Sunday Reads: Trump and Bannon not so sinister after all

So, what is Donald Trump’s real agenda as president of the United States?

How about Stephen Bannon?

I sought answers for those questions this week, and came away thinking that as troublesome as the new White House administration appears to be, it may not be as sinister as many think.

In other words, there is no coup d’etat in progress. Trump will not emerge as a dictator, and democracy will not be lost. The United States will not become another North Korea.

My thoughts at this point: First and foremost, Trump wants the glory of being the biggest boss in the world. It’s a power trip for him. It’s all about image, as opposed to a selfless desire to serve the public. And it’s about making money. As an opinion piece on the U.S. News site with the headline Trump’s real agenda puts it: “(His) actions (so far) reveal that Trump cares more about his wealthy friends on Wall Street than the rest of us, and more about his own appearances than improving the lives of average Americans.”
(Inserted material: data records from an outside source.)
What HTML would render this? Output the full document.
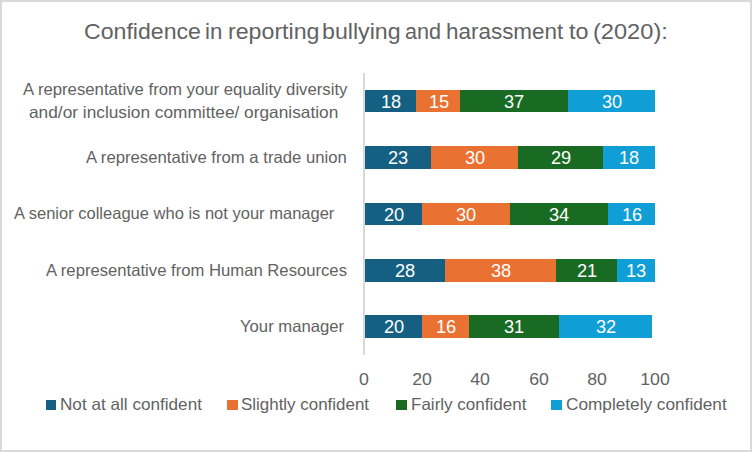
<!DOCTYPE html>
<html><head><meta charset="utf-8"><style>
html,body{margin:0;padding:0;background:#fff;}
body{width:752px;height:452px;position:relative;overflow:hidden;font-family:"Liberation Sans",sans-serif;}
.frame{position:absolute;left:0;top:0;width:748px;height:448px;border:2px solid #d9d9d9;}
.t{position:absolute;white-space:pre;color:#626262;line-height:20px;transform-origin:0 0;}
.seg{position:absolute;}
.dl{position:absolute;width:60px;text-align:center;color:#fff;font-size:17.5px;line-height:0px;transform:scaleX(1.04);}
.axis{position:absolute;left:363px;top:73px;width:2px;height:282px;background:#d9d9d9;}
.tick{position:absolute;width:60px;text-align:center;color:#626262;font-size:16.4px;line-height:0px;transform:scaleX(1.08);}
.sq{position:absolute;width:10px;height:10px;top:400px;}
</style></head><body>
<div class="frame"></div>
<div class="t" style="left:84.04px;top:22.00px;font-size:22px;transform:scaleX(1.0501)">Confidence</div>
<div class="t" style="left:204.83px;top:22.00px;font-size:22px;transform:scaleX(1.0113)">in</div>
<div class="t" style="left:227.75px;top:22.00px;font-size:22px;transform:scaleX(1.0534)">reporting</div>
<div class="t" style="left:321.71px;top:22.00px;font-size:22px;transform:scaleX(1.0533)">bullying</div>
<div class="t" style="left:404.55px;top:22.00px;font-size:22px;transform:scaleX(0.9819)">and</div>
<div class="t" style="left:446.19px;top:22.00px;font-size:22px;transform:scaleX(1.0199)">harassment</div>
<div class="t" style="left:568.92px;top:22.00px;font-size:22px;transform:scaleX(1.0622)">to</div>
<div class="t" style="left:592.87px;top:22.00px;font-size:22px;transform:scaleX(1.073)">(2020):</div>
<div class="t" style="left:22.61px;top:79.00px;font-size:16.5px;transform:scaleX(1.0136)">A representative from your equality diversity</div>
<div class="t" style="left:29.34px;top:102.00px;font-size:16.5px;transform:scaleX(1.0472)">and/or inclusion committee/ organisation</div>
<div class="t" style="left:86.00px;top:147.00px;font-size:16.5px;transform:scaleX(1.0121)">A representative from a trade union</div>
<div class="t" style="left:14.21px;top:203.00px;font-size:16.5px;transform:scaleX(1.0008)">A senior colleague who is not your manager</div>
<div class="t" style="left:46.21px;top:260.00px;font-size:16.5px;transform:scaleX(1.0098)">A representative from Human Resources</div>
<div class="t" style="left:240.00px;top:316.00px;font-size:16.5px;transform:scaleX(1.0104)">Your manager</div>
<div class="t" style="left:59.74px;top:394.00px;font-size:16.5px;transform:scaleX(1.0385)">Not at all confident</div>
<div class="t" style="left:241.38px;top:394.00px;font-size:16.5px;transform:scaleX(1.0262)">Slightly confident</div>
<div class="t" style="left:410.56px;top:394.00px;font-size:16.5px;transform:scaleX(1.0312)">Fairly confident</div>
<div class="t" style="left:565.57px;top:394.00px;font-size:16.5px;transform:scaleX(1.0431)">Completely confident</div>
<div class="axis"></div>
<div class="seg" style="left:365px;top:90px;width:51px;height:22px;background:#156082"></div>
<div class="dl" style="left:360.59px;top:101.94px">18</div>
<div class="seg" style="left:416px;top:90px;width:44px;height:22px;background:#E97132"></div>
<div class="dl" style="left:408.60px;top:101.94px">15</div>
<div class="seg" style="left:460px;top:90px;width:108px;height:22px;background:#196B24"></div>
<div class="dl" style="left:484.26px;top:101.94px">37</div>
<div class="seg" style="left:568px;top:90px;width:87px;height:22px;background:#0F9ED5"></div>
<div class="dl" style="left:581.75px;top:101.94px">30</div>
<div class="seg" style="left:365px;top:146px;width:66px;height:23px;background:#156082"></div>
<div class="dl" style="left:367.87px;top:157.94px">23</div>
<div class="seg" style="left:431px;top:146px;width:87px;height:23px;background:#E97132"></div>
<div class="dl" style="left:444.98px;top:157.94px">30</div>
<div class="seg" style="left:518px;top:146px;width:85px;height:23px;background:#196B24"></div>
<div class="dl" style="left:530.82px;top:157.94px">29</div>
<div class="seg" style="left:603px;top:146px;width:52px;height:23px;background:#0F9ED5"></div>
<div class="dl" style="left:599.21px;top:157.94px">18</div>
<div class="seg" style="left:365px;top:203px;width:57px;height:22px;background:#156082"></div>
<div class="dl" style="left:363.50px;top:214.94px">20</div>
<div class="seg" style="left:422px;top:203px;width:88px;height:22px;background:#E97132"></div>
<div class="dl" style="left:436.25px;top:214.94px">30</div>
<div class="seg" style="left:510px;top:203px;width:98px;height:22px;background:#196B24"></div>
<div class="dl" style="left:529.37px;top:214.94px">34</div>
<div class="seg" style="left:608px;top:203px;width:47px;height:22px;background:#0F9ED5"></div>
<div class="dl" style="left:602.12px;top:214.94px">16</div>
<div class="seg" style="left:365px;top:259px;width:80px;height:23px;background:#156082"></div>
<div class="dl" style="left:375.14px;top:270.94px">28</div>
<div class="seg" style="left:445px;top:259px;width:111px;height:23px;background:#E97132"></div>
<div class="dl" style="left:471.17px;top:270.94px">38</div>
<div class="seg" style="left:556px;top:259px;width:61px;height:23px;background:#196B24"></div>
<div class="dl" style="left:557.01px;top:270.94px">21</div>
<div class="seg" style="left:617px;top:259px;width:38px;height:23px;background:#0F9ED5"></div>
<div class="dl" style="left:606.49px;top:270.94px">13</div>
<div class="seg" style="left:365px;top:315px;width:57px;height:23px;background:#156082"></div>
<div class="dl" style="left:363.50px;top:326.94px">20</div>
<div class="seg" style="left:422px;top:315px;width:47px;height:23px;background:#E97132"></div>
<div class="dl" style="left:415.88px;top:326.94px">16</div>
<div class="seg" style="left:469px;top:315px;width:90px;height:23px;background:#196B24"></div>
<div class="dl" style="left:484.26px;top:326.94px">31</div>
<div class="seg" style="left:559px;top:315px;width:93px;height:23px;background:#0F9ED5"></div>
<div class="dl" style="left:575.93px;top:326.94px">32</div>
<div class="tick" style="left:334.00px;top:379.00px">0</div>
<div class="tick" style="left:392.20px;top:379.00px">20</div>
<div class="tick" style="left:450.40px;top:379.00px">40</div>
<div class="tick" style="left:508.60px;top:379.00px">60</div>
<div class="tick" style="left:566.80px;top:379.00px">80</div>
<div class="tick" style="left:625.00px;top:379.00px">100</div>
<div class="sq" style="left:46px;width:10px;background:#156082"></div>
<div class="sq" style="left:227px;width:11px;background:#E97132"></div>
<div class="sq" style="left:396px;width:11px;background:#196B24"></div>
<div class="sq" style="left:551px;width:11px;background:#0F9ED5"></div>
</body></html>
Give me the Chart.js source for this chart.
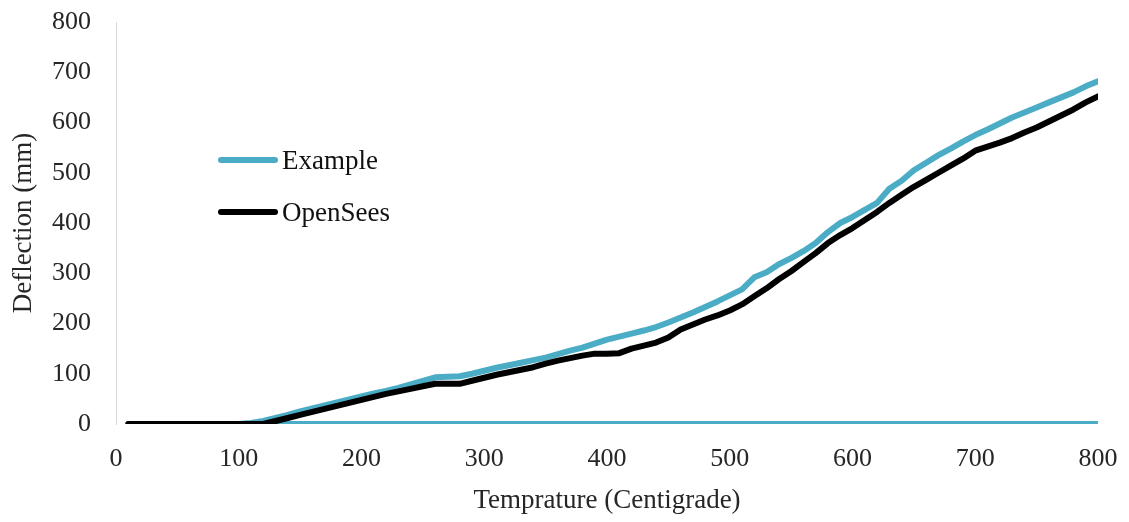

Writer Ben Olinsky says “Trump’s executive orders (thus far) have fundamental flaws and several of them will make little difference in the lives of most Americans.”

The same superficial veneer cannot be applied to Mr. Bannon, who many feel is the real president of the United States now. The policies Trump is pushing on the nation are, in fact, Bannon’s policies. I seriously doubt Trump has the mental capacity to come up with much more than “You’re fired!”

As Christopher Caldwell says in a New York Times opinion piece today: President Trump presents a problem to those who look at politics in terms of systematic ideologies. He is either disinclined or unable to lay out his agenda in that way. . . . There may never be a “Trumpism,” and unless one emerges, the closest we may come to understanding this administration is as an expression of “Bannonism.”

Caldwell paints a portait of Bannon that is not all bad. “There may be good reasons to worry about Mr. Bannon, but they are not the ones everyone is giving,” he writes.

Caldwell disputes the ideas that Bannon is a fascist and racist.  Au contraire, he is a passionate nationalist who cares more about people than money. He believes the political class has worked to enrich its cronies on Wall St. at the expense of the people, and he seeks to tear it all apart and create a system that is more equitable.

He’s something of an “ideological bad boy,” a rebel many in the establishment fear now.

These all sound like reasons to like Bannon. But there appears to be another side to him: his alt-right propaganda tone that reportedly developed after 9/11 and his distrust for Islam — a common feeling among many around the world.

So, after reading these two articles and others this week, I’m not quite so worried about the Trump administration — despite their petty and vindictive attacks on the media. I’m laughing those off now as I see the circulation numbers growing daily for the N.Y. Times and some of the others on Trump’s black list. Trump is inadvertently helping the newspaper industry at a time when it really needs it — I wonder if Trump holds shares in some of the newspapers he is condemning?

About Sunday Reads posts: This is a weekly feature giving us all a chance to point to an article or two or three that we found interesting in the preceding week, or the morning of. They can be offbeat, humorous, weighty commentary, whatever. So, if you have any recommendations, please point to them in the readers’ comments section below.


Photo: Donald Trump. (Photo: Marc Nozell/Wikimedia Commons)

One thought on “Sunday Reads: Trump and Bannon not so sinister after all

  1. I don’t doubt that Trump and Bannon would become tyrants if they could. But, being insulated by the niches of which they have found themselves masters, they underestimate how strongly most of us embrace the American ideals of freedom, equal treatment, and self-initiative. Trump’s team obviously would like the rest of us to think that all who protest are paid shills for George Soros or Barack Obama or the supposedly monolithic Democratic Party. (Haha! The old joke goes: “I’m not a member of any organized political party; I’m a Democrat.”) For once, it seems likely that someone will actually “go broke by underestimating the intelligence of the great masses of the plain people.”